The governor, mayor and several other public officials called the opening of Millennium High School and the dedication of a residential tower in Battery Park City a symbolic renaissance in the neighborhood days before the anniversary of the attacks.

But 15-year-old Ali Elreda couldn’t stop looking at the plush orange couches, six dark armchairs in a circle in the high school’s “meeting alcove,” the new desks and computer labs.

It “doesn’t really look like a school,” Elreda said after touring the six classrooms and open study areas with walls painted bright orange and white.

The high school, the first to open in lower Manhattan since Stuyvesant High School in 1992, will give preference to neighborhood residents. Just more than 200 students in grades 9 and 10 will attend classes on the 13th floor of the building, which also houses telecommunications firms and a tobacco shop. By 2005, officials said, they hope to have 500 students in grades 9 through 12 on three floors of the building.

“It is clear that lower Manhattan is on its way to becoming the great mixed-use community we envisioned,” said Madelyn Wils, the chair of Community Board 1 who spearheaded an effort to bring a school to lower Manhattan. Officials said they want to help retain the neighborhood’s residential population and ease some families’ commutes to public schools.

The Lower Manhattan Development Corp. (LMDC) provided a $3-million grant to fund the new school, while other foundations made several private donations, including $1 million from the Goldman Sachs Foundation.

LMDC spokeswoman Joanna Rose said $10 million has been raised so far for the school — although she wasn’t sure how much was provided by the city — and said more funds need to be raised before the school can expand.

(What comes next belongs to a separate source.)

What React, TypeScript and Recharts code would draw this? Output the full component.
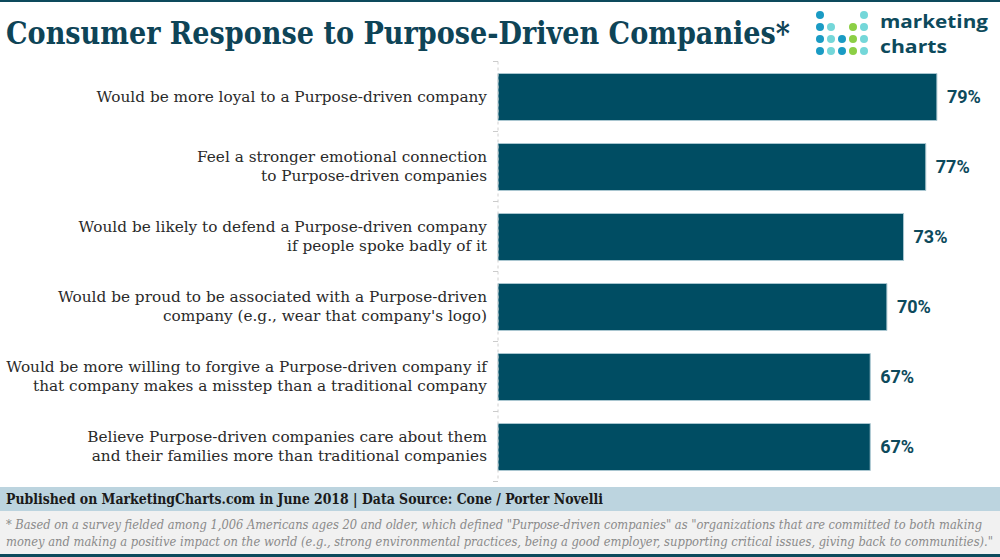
import React from "react";
import { BarChart, Bar, XAxis, YAxis, LabelList } from "recharts";

const categories: string[] = [
  "Would be more loyal to a Purpose-driven company",
  "Feel a stronger emotional connection\nto Purpose-driven companies",
  "Would be likely to defend a Purpose-driven company\nif people spoke badly of it",
  "Would be proud to be associated with a Purpose-driven\ncompany (e.g., wear that company's logo)",
  "Would be more willing to forgive a Purpose-driven company if\nthat company makes a misstep than a traditional company",
  "Believe Purpose-driven companies care about them\nand their families more than traditional companies",
];
const values: number[] = [79, 77, 73, 70, 67, 67];

const title = "Consumer Response to Purpose-Driven Companies*";
const published = "Published on MarketingCharts.com in June 2018 | Data Source: Cone / Porter Novelli";
const footnote1 =
  '* Based on a survey fielded among 1,006 Americans ages 20 and older, which defined "Purpose-driven companies" as "organizations that are committed to both making';
const footnote2 =
  'money and making a positive impact on the world (e.g., strong environmental practices, being a good employer, supporting critical issues, giving back to communities)."';

const data = categories.map((c, i) => ({ name: c, value: values[i] }));

const DARK = "#0d4a5c";
const BAR = "#004d63";

const CategoryTick = (props: any) => {
  const { x, y, payload, index } = props;
  const lines: string[] = String(payload.value).split("\n");
  const lh = 19;
  const start = y - ((lines.length - 1) * lh) / 2;
  const off = payload.offset || 0;
  return (
    <g>
      <line x1={x + 3} x2={x + 8} y1={y - off} y2={y - off} stroke="#ccc" />
      {index === categories.length - 1 && (
        <line x1={x + 3} x2={x + 8} y1={y + off} y2={y + off} stroke="#ccc" />
      )}
      <text
        x={x - 3}
        y={start}
        textAnchor="end"
        dominantBaseline="central"
        fontFamily="'DejaVu Serif', serif"
        fontSize={15.3}
        fill="#2a2a2a"
      >
        {lines.map((l, i) => (
          <tspan key={i} x={x - 3} y={start + i * lh} dominantBaseline="central">
            {l}
          </tspan>
        ))}
      </text>
    </g>
  );
};

const dots: { cx: number; cy: number; c: string }[] = [];
const BLUE = "#1a9bc4";
const TEAL = "#74d7d9";
const GREEN = "#8ccf45";
const colX = [820, 831, 842, 853, 864];
const rowY = [15, 27, 39, 51];
const grid: (string | null)[][] = [
  [BLUE, null, null, null, TEAL],
  [BLUE, TEAL, null, GREEN, TEAL],
  [BLUE, TEAL, BLUE, GREEN, TEAL],
  [BLUE, TEAL, BLUE, GREEN, TEAL],
];
grid.forEach((row, r) =>
  row.forEach((c, k) => {
    if (c) dots.push({ cx: colX[k], cy: rowY[r], c });
  })
);

export default function App() {
  return (
    <div
      style={{
        position: "absolute",
        left: 0,
        top: 0,
        width: 1000,
        height: 557,
        background: "#fff",
        overflow: "hidden",
      }}
    >
      <svg
        width={1000}
        height={557}
        style={{ position: "absolute", left: 0, top: 0 }}
      >
        <rect x={0} y={0} width={1000} height={2} fill={DARK} />
        <text
          x={6}
          y={44}
          fontFamily="'DejaVu Serif Condensed', 'DejaVu Serif', serif"
          fontWeight={700}
          fontSize={31}
          fill="#0e4457"
          textLength={784}
          lengthAdjust="spacingAndGlyphs"
        >
          {title}
        </text>
        {dots.map((d, i) => (
          <circle key={i} cx={d.cx} cy={d.cy} r={4} fill={d.c} />
        ))}
        <text
          x={880}
          y={27.5}
          fontFamily="'Open Sans', sans-serif"
          fontWeight={700}
          fontSize={18.5}
          fill={DARK}
          textLength={108}
          lengthAdjust="spacingAndGlyphs"
        >
          marketing
        </text>
        <text
          x={880}
          y={53}
          fontFamily="'Open Sans', sans-serif"
          fontWeight={700}
          fontSize={18.5}
          fill={DARK}
          textLength={67}
          lengthAdjust="spacingAndGlyphs"
        >
          charts
        </text>
        <rect x={0} y={487} width={1000} height={24} fill="#bcd4df" />
        <text
          x={6}
          y={504}
          fontFamily="'DejaVu Serif Condensed', 'DejaVu Serif', serif"
          fontWeight={700}
          fontSize={14}
          fill="#1a1a1a"
          textLength={597}
          lengthAdjust="spacingAndGlyphs"
        >
          {published}
        </text>
        <rect x={0} y={511} width={1000} height={43} fill="#f1f1f1" />
        <text
          x={6}
          y={529}
          fontFamily="'DejaVu Serif Condensed', 'DejaVu Serif', serif"
          fontStyle="italic"
          fontSize={12.5}
          fill="#8a8a8a"
          textLength={976}
          lengthAdjust="spacingAndGlyphs"
        >
          {footnote1}
        </text>
        <text
          x={6}
          y={546}
          fontFamily="'DejaVu Serif Condensed', 'DejaVu Serif', serif"
          fontStyle="italic"
          fontSize={12.5}
          fill="#8a8a8a"
          textLength={987}
          lengthAdjust="spacingAndGlyphs"
        >
          {footnote2}
        </text>
        <rect x={0} y={554} width={1000} height={3} fill={DARK} />
      </svg>
      <div style={{ position: "absolute", left: 0, top: 0 }}>
        <BarChart
          width={1000}
          height={557}
          data={data}
          layout="vertical"
          margin={{ top: 61.5, right: 2, bottom: 75.5, left: 0 }}
          barCategoryGap={23}
        >
          <XAxis type="number" domain={[0, 90]} hide />
          <YAxis
            type="category"
            dataKey="name"
            width={498}
            axisLine={{ stroke: "#d0d0d0", strokeDasharray: "3 3" }}
            tickLine={false}
            tick={<CategoryTick />}
            interval={0}
          />
          <Bar
            dataKey="value"
            fill={BAR}
            stroke="#a9c6d0"
            strokeWidth={1}
            barSize={47}
            isAnimationActive={false}
          >
            <LabelList
              dataKey="value"
              position="right"
              offset={10}
              formatter={(v: any) => `${v}%`}
              style={{
                fontFamily: "Roboto, sans-serif",
                fontWeight: 700,
                fontSize: 18,
                fill: DARK,
              }}
            />
          </Bar>
        </BarChart>
      </div>
    </div>
  );
}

City school officials said the renovations cost $5 million for each of three floors.

Gov. George E. Pataki and Mayor Michael Bloomberg toured the facilities with several of the school’s newest students.

Andrew Erb, 14, said he thought the bright colors on the walls would help him do his work better. At his previous school, “the whole school was green.”

The school opened on Sept. 8.

Construction also began Sept. 5 on a new 27-story high-rise building in Battery Park City in one of the first major construction projects approved in the neighborhood since the attacks.

The 450,000-sq.-ft. Solaire will follow the authority’s “green guidelines” to be more environmentally friendly, using 33-percent less water than comparable buildings and solar panels to provide a small percentage of the building’s electricity.